The unique experiences from a decade ago were location-based. Today, they’re operational. The brands that win in 2026 are the ones that deliver consistency at scale, where every guest at every store gets the same friendly, accurate, fast experience.

That consistency used to be impossible. Crews varied, scripts got skipped, accuracy slipped during rushes. AI Order Takers solved that. The AI greets every car the same way. Upsells every order. Confirms every modification. Hi Auto operators see ~17% lower employee turnover because removing the order-taking burden makes existing jobs less stressful, and ~1.5% higher average ticket size from consistent suggestive selling.

“It’s hard to imagine there could be technology this effective.”
— Jose Armario, CEO of Bojangles (Buyer’s Guide, 2025)

When the technology is invisible to the guest but reshapes their experience, that’s a unique restaurant experience built into the operation itself.

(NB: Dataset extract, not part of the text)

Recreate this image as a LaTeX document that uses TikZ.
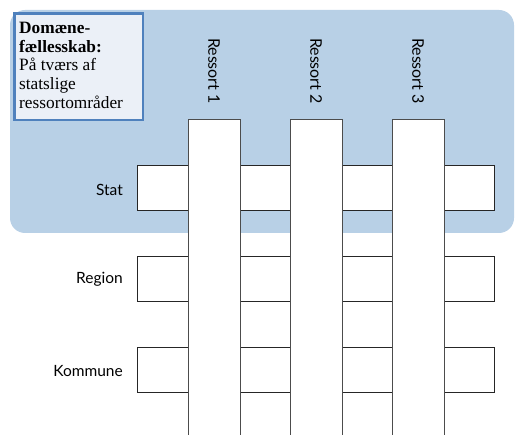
\documentclass[tikz,border=0pt]{standalone}
\usepackage{fontspec}
\setmainfont{Liberation Serif}
\newfontfamily\sansf{Lato}
\definecolor{bgblue}{RGB}{184,208,230}
\definecolor{boxblue}{RGB}{79,129,189}
\definecolor{boxfill}{RGB}{235,240,247}
\begin{document}
\begin{tikzpicture}[x=1pt,y=-1pt,
  bar/.style={draw=black!85,fill=white,line width=0.8pt,minimum width=357pt,minimum height=45pt,inner sep=0pt},
  colline/.style={draw=black!70,line width=0.8pt},
  rowlabel/.style={anchor=east,font=\sansf\fontsize{15.5}{17}\selectfont,inner sep=0pt},
  collabel/.style={rotate=-90,font=\sansf\fontsize{16}{18}\selectfont,inner sep=0pt},
  infobox/.style={draw=boxblue,line width=2.5pt,fill=boxfill,anchor=north west,minimum width=128.5pt,minimum height=106.5pt,inner sep=0pt}
]
\useasboundingbox (0,0) rectangle (515,435);
\fill[bgblue, rounded corners=15pt] (10,10) rectangle (514,233);
% rows
\node[bar] (stat) at (315.5,187.5) {};
\node[bar] (region) at (315.5,279) {};
\node[bar] (kommune) at (315.5,370) {};
% columns
\foreach \x/\n in {188/1,290/2,392/3}{
  \fill[white] (\x,119) rectangle (\x+52,440);
  \draw[colline] (\x,440) -- (\x,119) -- (\x+52,119) -- (\x+52,440);
  \node[collabel] (r\n) at (\x+26,71) {Ressort \n};
}
% row labels
\node[rowlabel] (lstat) at (123,190) {Stat};
\node[rowlabel] (lregion) at (123,279) {Region};
\node[rowlabel] (lkommune) at (123,371) {Kommune};
% info box
\node[infobox] (box) at (13.25,12.25) {};
\node[anchor=north west,align=left,inner sep=0pt,font=\fontsize{17.3}{18.7}\selectfont] (boxtext) at (19,22)
  {\textbf{Domæne-}\\\textbf{fællesskab:}\\På tværs af\\statslige\\ressortområder};
\end{tikzpicture}
\end{document}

What This Means for Operators

Unique restaurant experiences in 2026 are split into two camps. The ambiance plays (themed venues, open kitchens, pop-ups) still work for premium dining, where the meal is the event. The operational plays (AI ordering, multilingual support, personalization at speed) are where QSR is competing.

For a multi-store QSR operator, the question isn’t whether to invest in a unique experience. It’s which kind. The investment in AI Order Taking compounds: per-store labor savings of 3-8 hours per day at fully-baked $25+/hour, plus the ticket lift, plus the consistency that becomes brand reputation over time.

The 2026 unique experience is the one that holds at scale.